DATA SECTION:
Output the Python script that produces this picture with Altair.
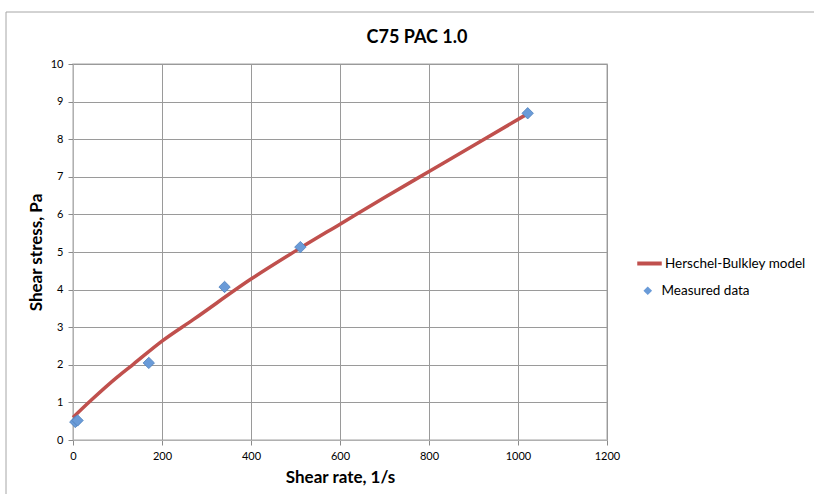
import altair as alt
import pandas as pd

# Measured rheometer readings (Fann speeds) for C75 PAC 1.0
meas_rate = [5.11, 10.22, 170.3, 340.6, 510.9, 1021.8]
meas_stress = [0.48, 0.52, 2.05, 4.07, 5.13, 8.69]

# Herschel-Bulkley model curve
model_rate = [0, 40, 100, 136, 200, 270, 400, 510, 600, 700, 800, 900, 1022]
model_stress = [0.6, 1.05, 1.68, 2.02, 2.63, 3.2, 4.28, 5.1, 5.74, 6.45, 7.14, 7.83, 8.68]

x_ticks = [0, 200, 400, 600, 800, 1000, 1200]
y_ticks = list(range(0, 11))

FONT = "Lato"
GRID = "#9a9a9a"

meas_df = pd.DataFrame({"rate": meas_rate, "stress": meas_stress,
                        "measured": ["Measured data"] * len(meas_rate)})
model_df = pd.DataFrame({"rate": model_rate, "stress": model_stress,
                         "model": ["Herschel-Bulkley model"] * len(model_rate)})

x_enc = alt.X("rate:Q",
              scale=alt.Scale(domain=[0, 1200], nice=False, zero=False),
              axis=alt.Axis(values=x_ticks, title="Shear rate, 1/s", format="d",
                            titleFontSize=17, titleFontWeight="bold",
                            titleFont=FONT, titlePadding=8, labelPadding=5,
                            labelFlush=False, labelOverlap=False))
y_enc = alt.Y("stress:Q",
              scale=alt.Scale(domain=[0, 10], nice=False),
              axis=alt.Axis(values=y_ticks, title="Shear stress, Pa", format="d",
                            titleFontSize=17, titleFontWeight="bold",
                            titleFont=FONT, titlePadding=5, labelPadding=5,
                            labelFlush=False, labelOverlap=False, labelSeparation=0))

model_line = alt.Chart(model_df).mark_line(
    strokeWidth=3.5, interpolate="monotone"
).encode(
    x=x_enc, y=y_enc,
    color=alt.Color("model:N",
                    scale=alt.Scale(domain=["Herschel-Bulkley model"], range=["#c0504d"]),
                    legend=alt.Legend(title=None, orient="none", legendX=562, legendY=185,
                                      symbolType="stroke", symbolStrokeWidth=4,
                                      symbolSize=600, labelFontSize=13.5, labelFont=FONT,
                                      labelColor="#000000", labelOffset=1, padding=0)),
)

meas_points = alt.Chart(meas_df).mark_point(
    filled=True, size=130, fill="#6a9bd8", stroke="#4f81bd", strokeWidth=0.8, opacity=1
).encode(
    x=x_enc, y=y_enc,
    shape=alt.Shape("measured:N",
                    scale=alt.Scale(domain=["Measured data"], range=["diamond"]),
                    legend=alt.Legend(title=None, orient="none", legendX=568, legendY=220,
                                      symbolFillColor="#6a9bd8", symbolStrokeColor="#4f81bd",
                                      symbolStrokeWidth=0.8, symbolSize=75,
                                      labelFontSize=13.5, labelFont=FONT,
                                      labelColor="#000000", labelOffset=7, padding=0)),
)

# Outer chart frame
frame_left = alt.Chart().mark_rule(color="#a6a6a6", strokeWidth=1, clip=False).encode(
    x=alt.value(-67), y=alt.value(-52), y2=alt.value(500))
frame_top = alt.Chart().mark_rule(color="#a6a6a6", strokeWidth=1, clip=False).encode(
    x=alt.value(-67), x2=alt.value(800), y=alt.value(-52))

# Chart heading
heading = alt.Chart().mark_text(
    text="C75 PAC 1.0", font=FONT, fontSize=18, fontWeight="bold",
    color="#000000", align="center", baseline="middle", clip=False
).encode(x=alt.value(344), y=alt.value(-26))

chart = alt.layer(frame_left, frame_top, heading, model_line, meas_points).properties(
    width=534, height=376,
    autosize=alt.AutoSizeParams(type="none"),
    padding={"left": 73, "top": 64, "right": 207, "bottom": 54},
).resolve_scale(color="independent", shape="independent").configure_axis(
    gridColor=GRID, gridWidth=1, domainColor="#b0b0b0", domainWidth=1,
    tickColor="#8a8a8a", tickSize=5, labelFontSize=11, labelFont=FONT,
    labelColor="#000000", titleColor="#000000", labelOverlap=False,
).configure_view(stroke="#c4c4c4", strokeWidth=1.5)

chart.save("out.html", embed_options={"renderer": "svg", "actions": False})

TASK GOAL: Copy out all of the data word for word. Do not carry over any picture.

WORKED SOLUTION:
Output the Python script that produces this picture with Altair.
import altair as alt
import pandas as pd

# Measured rheometer readings (Fann speeds) for C75 PAC 1.0
meas_rate = [5.11, 10.22, 170.3, 340.6, 510.9, 1021.8]
meas_stress = [0.48, 0.52, 2.05, 4.07, 5.13, 8.69]

# Herschel-Bulkley model curve
model_rate = [0, 40, 100, 136, 200, 270, 400, 510, 600, 700, 800, 900, 1022]
model_stress = [0.6, 1.05, 1.68, 2.02, 2.63, 3.2, 4.28, 5.1, 5.74, 6.45, 7.14, 7.83, 8.68]

x_ticks = [0, 200, 400, 600, 800, 1000, 1200]
y_ticks = list(range(0, 11))

FONT = "Lato"
GRID = "#9a9a9a"

meas_df = pd.DataFrame({"rate": meas_rate, "stress": meas_stress,
                        "measured": ["Measured data"] * len(meas_rate)})
model_df = pd.DataFrame({"rate": model_rate, "stress": model_stress,
                         "model": ["Herschel-Bulkley model"] * len(model_rate)})

x_enc = alt.X("rate:Q",
              scale=alt.Scale(domain=[0, 1200], nice=False, zero=False),
              axis=alt.Axis(values=x_ticks, title="Shear rate, 1/s", format="d",
                            titleFontSize=17, titleFontWeight="bold",
                            titleFont=FONT, titlePadding=8, labelPadding=5,
                            labelFlush=False, labelOverlap=False))
y_enc = alt.Y("stress:Q",
              scale=alt.Scale(domain=[0, 10], nice=False),
              axis=alt.Axis(values=y_ticks, title="Shear stress, Pa", format="d",
                            titleFontSize=17, titleFontWeight="bold",
                            titleFont=FONT, titlePadding=5, labelPadding=5,
                            labelFlush=False, labelOverlap=False, labelSeparation=0))

model_line = alt.Chart(model_df).mark_line(
    strokeWidth=3.5, interpolate="monotone"
).encode(
    x=x_enc, y=y_enc,
    color=alt.Color("model:N",
                    scale=alt.Scale(domain=["Herschel-Bulkley model"], range=["#c0504d"]),
                    legend=alt.Legend(title=None, orient="none", legendX=562, legendY=185,
                                      symbolType="stroke", symbolStrokeWidth=4,
                                      symbolSize=600, labelFontSize=13.5, labelFont=FONT,
                                      labelColor="#000000", labelOffset=1, padding=0)),
)

meas_points = alt.Chart(meas_df).mark_point(
    filled=True, size=130, fill="#6a9bd8", stroke="#4f81bd", strokeWidth=0.8, opacity=1
).encode(
    x=x_enc, y=y_enc,
    shape=alt.Shape("measured:N",
                    scale=alt.Scale(domain=["Measured data"], range=["diamond"]),
                    legend=alt.Legend(title=None, orient="none", legendX=568, legendY=220,
                                      symbolFillColor="#6a9bd8", symbolStrokeColor="#4f81bd",
                                      symbolStrokeWidth=0.8, symbolSize=75,
                                      labelFontSize=13.5, labelFont=FONT,
                                      labelColor="#000000", labelOffset=7, padding=0)),
)

# Outer chart frame
frame_left = alt.Chart().mark_rule(color="#a6a6a6", strokeWidth=1, clip=False).encode(
    x=alt.value(-67), y=alt.value(-52), y2=alt.value(500))
frame_top = alt.Chart().mark_rule(color="#a6a6a6", strokeWidth=1, clip=False).encode(
    x=alt.value(-67), x2=alt.value(800), y=alt.value(-52))

# Chart heading
heading = alt.Chart().mark_text(
    text="C75 PAC 1.0", font=FONT, fontSize=18, fontWeight="bold",
    color="#000000", align="center", baseline="middle", clip=False
).encode(x=alt.value(344), y=alt.value(-26))

chart = alt.layer(frame_left, frame_top, heading, model_line, meas_points).properties(
    width=534, height=376,
    autosize=alt.AutoSizeParams(type="none"),
    padding={"left": 73, "top": 64, "right": 207, "bottom": 54},
).resolve_scale(color="independent", shape="independent").configure_axis(
    gridColor=GRID, gridWidth=1, domainColor="#b0b0b0", domainWidth=1,
    tickColor="#8a8a8a", tickSize=5, labelFontSize=11, labelFont=FONT,
    labelColor="#000000", titleColor="#000000", labelOverlap=False,
).configure_view(stroke="#c4c4c4", strokeWidth=1.5)

chart.save("out.html", embed_options={"renderer": "svg", "actions": False})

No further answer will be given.